> Data extract
========================
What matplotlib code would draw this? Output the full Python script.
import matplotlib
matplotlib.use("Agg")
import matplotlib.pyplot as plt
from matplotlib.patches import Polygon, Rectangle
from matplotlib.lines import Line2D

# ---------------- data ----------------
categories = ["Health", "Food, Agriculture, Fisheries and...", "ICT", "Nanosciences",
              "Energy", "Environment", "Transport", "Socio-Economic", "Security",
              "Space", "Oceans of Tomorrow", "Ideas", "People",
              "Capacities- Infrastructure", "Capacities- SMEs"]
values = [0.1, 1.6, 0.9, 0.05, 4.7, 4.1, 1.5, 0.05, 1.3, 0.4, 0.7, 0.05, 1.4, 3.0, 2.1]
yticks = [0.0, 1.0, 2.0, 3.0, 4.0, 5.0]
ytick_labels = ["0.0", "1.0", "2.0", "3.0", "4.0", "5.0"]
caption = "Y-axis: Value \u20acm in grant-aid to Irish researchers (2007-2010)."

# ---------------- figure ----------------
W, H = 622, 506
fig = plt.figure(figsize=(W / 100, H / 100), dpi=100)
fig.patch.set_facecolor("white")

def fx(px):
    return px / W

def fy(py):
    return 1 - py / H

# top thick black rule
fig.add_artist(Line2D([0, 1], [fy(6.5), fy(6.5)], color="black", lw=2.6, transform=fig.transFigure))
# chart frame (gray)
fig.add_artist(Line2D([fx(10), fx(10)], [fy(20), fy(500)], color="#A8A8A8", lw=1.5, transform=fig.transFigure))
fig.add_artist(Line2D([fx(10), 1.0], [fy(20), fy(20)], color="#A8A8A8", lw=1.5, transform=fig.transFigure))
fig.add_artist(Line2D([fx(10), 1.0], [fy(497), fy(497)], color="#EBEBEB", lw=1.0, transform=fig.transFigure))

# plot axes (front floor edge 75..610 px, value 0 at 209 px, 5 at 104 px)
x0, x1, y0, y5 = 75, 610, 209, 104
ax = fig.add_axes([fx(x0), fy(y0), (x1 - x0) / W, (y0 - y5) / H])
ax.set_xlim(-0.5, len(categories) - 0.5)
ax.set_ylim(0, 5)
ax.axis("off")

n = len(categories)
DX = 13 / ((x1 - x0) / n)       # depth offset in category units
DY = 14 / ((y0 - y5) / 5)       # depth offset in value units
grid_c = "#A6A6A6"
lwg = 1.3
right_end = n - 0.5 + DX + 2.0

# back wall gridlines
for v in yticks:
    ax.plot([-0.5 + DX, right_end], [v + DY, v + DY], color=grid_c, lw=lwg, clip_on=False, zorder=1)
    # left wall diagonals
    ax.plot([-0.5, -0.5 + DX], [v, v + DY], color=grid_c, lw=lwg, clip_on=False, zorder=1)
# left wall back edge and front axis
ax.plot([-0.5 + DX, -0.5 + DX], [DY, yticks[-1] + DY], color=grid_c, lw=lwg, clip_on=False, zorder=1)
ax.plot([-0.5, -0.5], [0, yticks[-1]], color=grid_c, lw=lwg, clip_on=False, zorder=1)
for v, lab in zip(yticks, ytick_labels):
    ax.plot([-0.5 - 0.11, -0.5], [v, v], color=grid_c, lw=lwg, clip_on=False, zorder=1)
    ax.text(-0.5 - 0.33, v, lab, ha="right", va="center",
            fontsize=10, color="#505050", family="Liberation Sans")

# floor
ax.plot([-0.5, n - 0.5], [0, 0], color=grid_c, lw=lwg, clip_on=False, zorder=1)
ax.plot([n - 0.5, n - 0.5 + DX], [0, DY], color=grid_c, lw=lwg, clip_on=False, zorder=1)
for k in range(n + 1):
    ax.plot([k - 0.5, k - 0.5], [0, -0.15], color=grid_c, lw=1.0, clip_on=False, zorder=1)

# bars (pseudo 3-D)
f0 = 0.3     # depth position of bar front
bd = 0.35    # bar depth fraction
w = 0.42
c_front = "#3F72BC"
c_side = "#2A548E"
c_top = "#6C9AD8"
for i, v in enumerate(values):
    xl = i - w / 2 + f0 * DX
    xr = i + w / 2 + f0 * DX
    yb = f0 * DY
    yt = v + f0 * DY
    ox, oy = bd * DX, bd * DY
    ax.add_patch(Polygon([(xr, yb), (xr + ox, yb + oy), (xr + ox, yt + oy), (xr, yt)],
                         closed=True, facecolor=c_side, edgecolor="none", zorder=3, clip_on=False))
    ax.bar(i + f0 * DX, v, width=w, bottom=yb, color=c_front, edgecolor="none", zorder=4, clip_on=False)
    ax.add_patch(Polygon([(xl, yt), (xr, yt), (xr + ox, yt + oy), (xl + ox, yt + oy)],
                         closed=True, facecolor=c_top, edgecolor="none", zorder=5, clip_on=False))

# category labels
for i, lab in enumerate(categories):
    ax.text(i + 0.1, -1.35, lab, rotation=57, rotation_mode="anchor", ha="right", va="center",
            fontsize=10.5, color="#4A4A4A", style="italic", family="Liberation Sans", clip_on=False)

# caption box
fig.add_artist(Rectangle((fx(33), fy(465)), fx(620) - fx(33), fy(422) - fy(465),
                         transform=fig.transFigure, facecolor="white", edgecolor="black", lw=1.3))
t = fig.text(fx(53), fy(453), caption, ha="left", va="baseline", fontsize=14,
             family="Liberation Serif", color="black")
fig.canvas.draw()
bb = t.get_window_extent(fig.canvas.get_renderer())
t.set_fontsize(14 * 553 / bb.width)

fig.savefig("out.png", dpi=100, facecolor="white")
========================
> Exercise aim
Lines containing the string "draw" are to be selected and copied.

> Written solution
What matplotlib code would draw this? Output the full Python script.
fig.canvas.draw()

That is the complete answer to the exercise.